Don't mistake this for a prude's objection; I'm just as maligned towards the opposite end of the scale, where big blockbuster studios sanitise and sterilise content for the sake of appealing to the broadest audience possible, to ensure that anyone who wants a seat in that movie theatre opening day can do so without having to whip out some ID. But there's explicitness for edge and realism, and then there is explicitness just for the sake of it. You don't expect this from Fincher, but discovering that Tim Miller, director of Deadpool, is the helm of the series, things begin to make a little more sense. Running through the series is the same juvenile glee shared by that hooded merc with a mouth, a carefree attitude of 'we're doing this because we can'. Yes, but did you ever stop and think about whether you should?
With Deadpool, at least the dialogue matched his personality, so it wasn't improper to throw in a f-word (or a dozen) because that's his shtick. But Love, Death & Robots acts as if this is a universal perspective, a swearing, hacking, free-for-all sexathon, scrubbing away any individual edge or character. An early example of this occurs in episode three where a robotic trio wander the ruins of a city in the wake of nuclear war, musing on the state of human nature and their silly affairs. But while they puzzle over the usual, overdone jabs at humanity's pitfalls (Why do they harm each other? Why do they hook themselves up to these buzzing screens? Why do they need physical nourishment?), it's glaringly obvious their mouthpieces are human. The one-liners are pitched at us, written at the level of human comedy. You can't have your cake and eat it too, and as they attempt to, the episode's premise falls flat on its back.

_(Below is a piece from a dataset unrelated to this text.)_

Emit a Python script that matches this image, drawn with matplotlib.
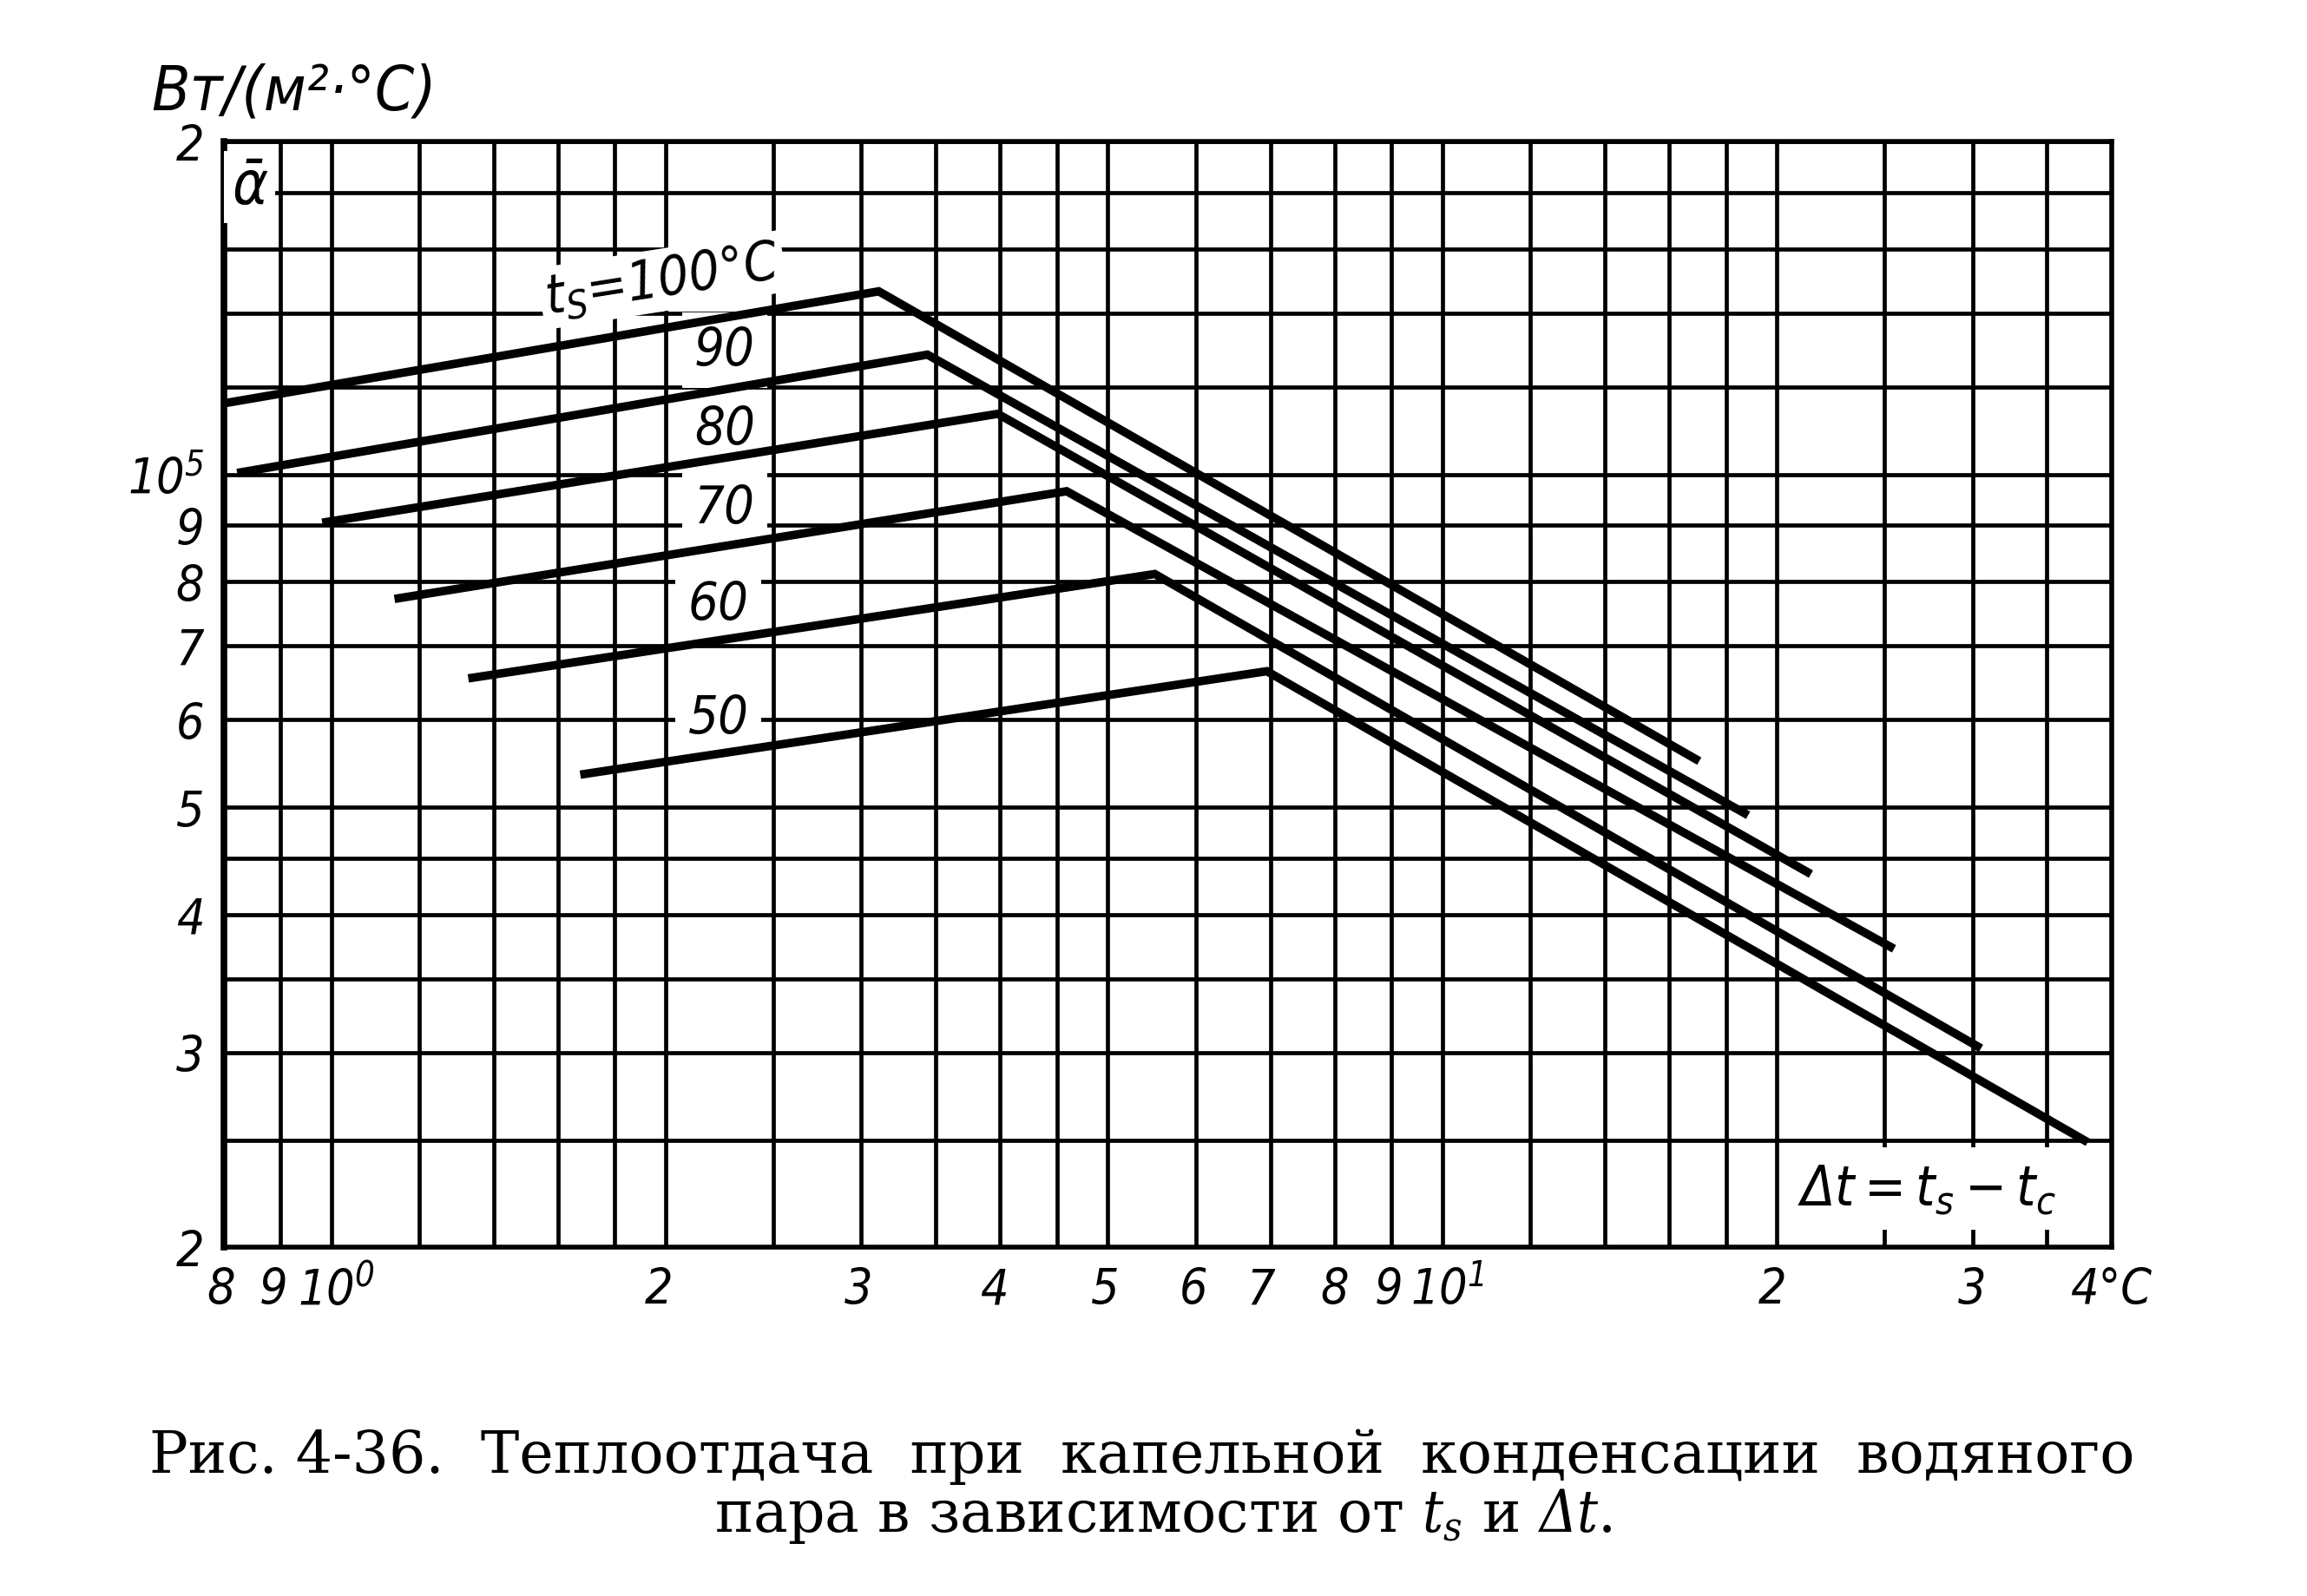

In Love, Death & Robots, the focus is either on gory, testosterone-filled action, or titillating (pun intended) in-your-face nudity (usually female, to the delight of this particular subset of viewers), or it's both at once. Even when the story attempts to have something interesting to say, they get in the way. Such is the case for both 'Sonnie's Edge' and 'Shape-Shifters', which both have compelling dilemmas thrust upon their protagonists, asking questions of bodily ownership and identity, of external physical appearance and its wavering value. These characters push the boundaries of the hegemonic structures that surround them, and the narrative should be exploring that, but ultimately the main attraction of these episodes is the blood-sport, the CGI monsters brawling and ripping each other's throats out. It's cool stuff, video-game trailer worthy. Why not just make an entire series of paranormal gladiator duels, as some fans so earnestly plead for after the opening?
Other episodes dip their toes into the strange and otherworldly, setting up a collision of our own sensibilities and the twisted forces beyond our recognition, but resolve conflict through simple murder in the bloodiest degree. That's true of both 'Fish Night' and 'The Dump', which present engrossing premises but seem to cut off halfway into the narrative, as if needing to squeeze in the credits somehow. We're left grasping thin air, wanting further development, if not explanation for unanswered questions. What of 'Ice Age', a time-worn concept updated with flashy new visuals? The earliest iteration of this may be Edmond Hamilton's short story 'Fessenden's Worlds' way back in 1937, and even that had tinges of cautioning humanity against megalomania and wanton wielding of the powers of science. What lesson is learnt here, eighty years later? The two humans are surrogates for nothing, empty vessels that will forget the whole ordeal and buy a new fridge the next day. Why even go to the effort of getting Winstead and Grace?
Ironically, it's the more conventional episodes that pack a punch in their allotted time, not messing or straying from formula. 'Suits' is Pacific Rim but on a rural scale, pitting farmers in mech suits defending their homes against invading (or are they?) aliens. It has all the bits and pieces to satisfy the viewer: small-town camaraderie, a heroic sacrifice, and a happy ending. 'Helping Hand' is a straight thriller taking a leaf from Alfonso Cuaron's Gravity, a taut (which would describe the tether-line she should have had), tense affair. And 'Zima Blue' may be the most intriguing of them all, a unique angle on an age-old question. But the rest? It's all sex, blood and robotic characters. Good sci-fi should teach us, warn us, hold a mirror to our present selves. But if all your audience is preoccupied with is grabbing a machine gun and joining in the alien slaughter, then you've got an issue.